Problems with a 16:9 ratio, 1080p display panel are a good example here. Those are only really going to be caveats for those who are accustomed to a higher-resolution panel. But, at 13-inches, it won’t be a big issue even then. Moreover, and more importantly, it’s a high enough resolution to offer an HD experience without raising the cost.
Problems with audio are almost ubiquitous across all laptops. So that’s not necessarily a “problem” here either.
Where this Chromebook does perform is exactly where it needs to. Under review, the Lenovo Chromebook Flex 5 is versatile. It performs a wide range of tasks without struggling and there’s undoubtedly a lot more to be had. I never managed to push this device to its limits with my day to day use. So, for the overwhelming majority of users, this Chromebook can easily serve as a primary device.
Under the hood, the inclusion of a higher-quality security chip solution and automatic updates solidify that fact. As does the included privacy shutter for the webcam and latest-gen connection options.
On battery life, this is arguably going to be among the very best available gadgets for the price.
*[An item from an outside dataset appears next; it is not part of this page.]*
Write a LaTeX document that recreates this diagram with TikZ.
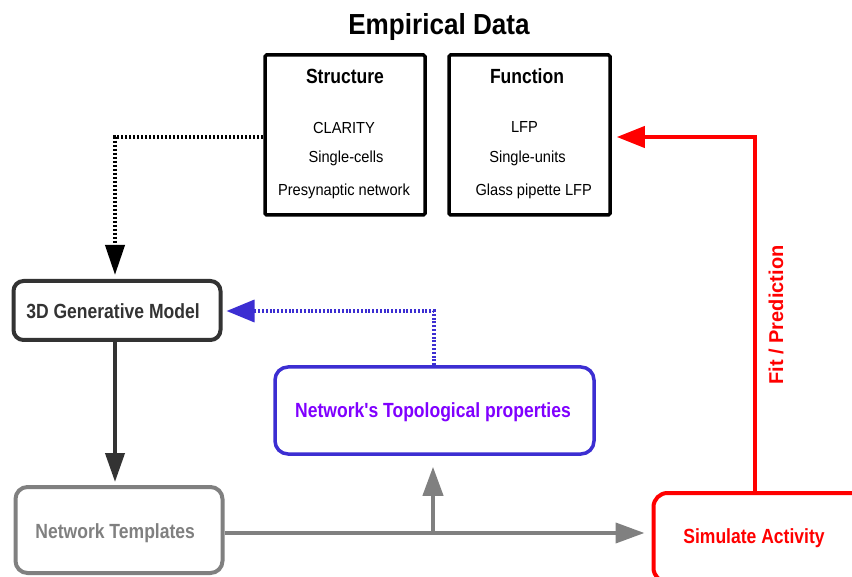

Or for a much higher cost. 8.5-hours of use on a single charge is, summarily, ludicrous. Especially since I typically see closer to six from a Chromebook.
The build quality, despite the above-mentioned plastics, is top-notch too. This Lenovo laptop is comfortable to use and feels like a much higher-cost laptop. It looks good and is going to withstand quite a lot of abuse. At just shy of $410, it would be completely irresponsible not to recommend the Lenovo Chromebook Flex 5 for anybody in the market for solid work and play Chromebook for either individual or family use.